── DATA BLOCK ──

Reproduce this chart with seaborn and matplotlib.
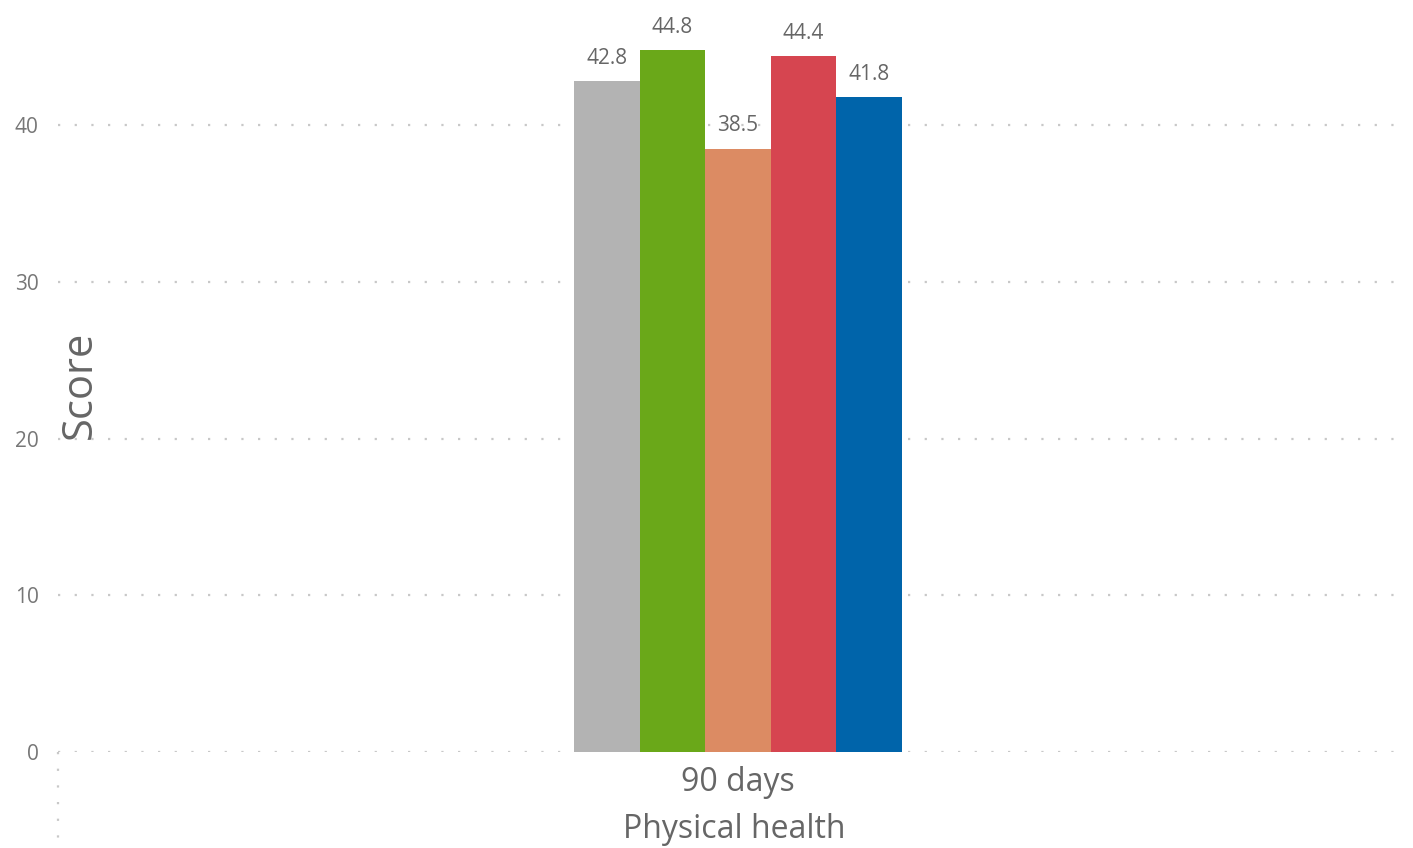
import matplotlib
matplotlib.use("Agg")
import matplotlib.pyplot as plt
import seaborn as sns
import pandas as pd
from matplotlib.lines import Line2D

# ---- data ----
period = ["90 days"]
groups = ["Group 1", "Group 2", "Group 3", "Group 4", "Group 5"]
scores = [42.8, 44.8, 38.5, 44.4, 41.8]
colors = ["#B3B3B3", "#6AA819", "#DC8B63", "#D64550", "#0064AA"]
yticks = [0, 10, 20, 30, 40]
category_title = "Physical health"
y_title = "Score"

df = pd.DataFrame({"period": period * len(groups), "group": groups, "score": scores})

sns.set_theme(style="white")
plt.rcParams["font.family"] = ["Open Sans", "DejaVu Sans"]

fig = plt.figure(figsize=(14.13, 8.48), dpi=100)
ax = fig.add_axes([58 / 1413, 96 / 848, 1352 / 1413, 752 / 848])

sns.barplot(data=df, x="period", y="score", hue="group", palette=colors,
            saturation=1, width=0.242, gap=0, linewidth=0, legend=False,
            ax=ax, zorder=3)

ax.set_ylim(0, 48)
ax.set_xlim(-0.503, 0.497)
ax.set_yticks(yticks)
ax.set_yticklabels([str(t) for t in yticks], fontsize=15, color="#777777")
ax.tick_params(axis="both", length=0)
ax.tick_params(axis="y", pad=14)
ax.tick_params(axis="x", pad=10, labelsize=23, labelcolor="#666666")
for s in ax.spines.values():
    s.set_visible(False)

# dotted gridlines
for t in yticks:
    ax.axhline(t, color="#c8c8c8", lw=1.6, linestyle=(0, (1, 6.5)), zorder=1, xmax=0.996)

# vertical dotted category separator below the axis
ax.add_line(Line2D([0, 0], [0, -0.13], transform=ax.transAxes, color="#c8c8c8",
                   lw=1.6, linestyle=(0, (1, 6.5)), clip_on=False))

# data labels
for cont in ax.containers:
    for bar in cont:
        h = bar.get_height()
        ax.annotate(f"{h:.1f}", (bar.get_x() + bar.get_width() / 2, h),
                    xytext=(0, 9), textcoords="offset points", ha="center",
                    va="bottom", fontsize=15, color="#666666")

ax.set_xlabel(category_title, fontsize=23, color="#666666", labelpad=10)
ax.set_ylabel("")
fig.text(80 / 1413, 1 - 385 / 848, y_title, rotation=90, ha="center", va="center",
         fontsize=30, color="#666666")

fig.savefig("out.png", dpi=100)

───

**EXERCISE:**
From the first line of the listing above, repeat every line through the one holding "from matplotlib.lines import Line2D". Both ends count, and pictures stay out.

**TASK SOLUTION:**
Reproduce this chart with seaborn and matplotlib.
import matplotlib
matplotlib.use("Agg")
import matplotlib.pyplot as plt
import seaborn as sns
import pandas as pd
from matplotlib.lines import Line2D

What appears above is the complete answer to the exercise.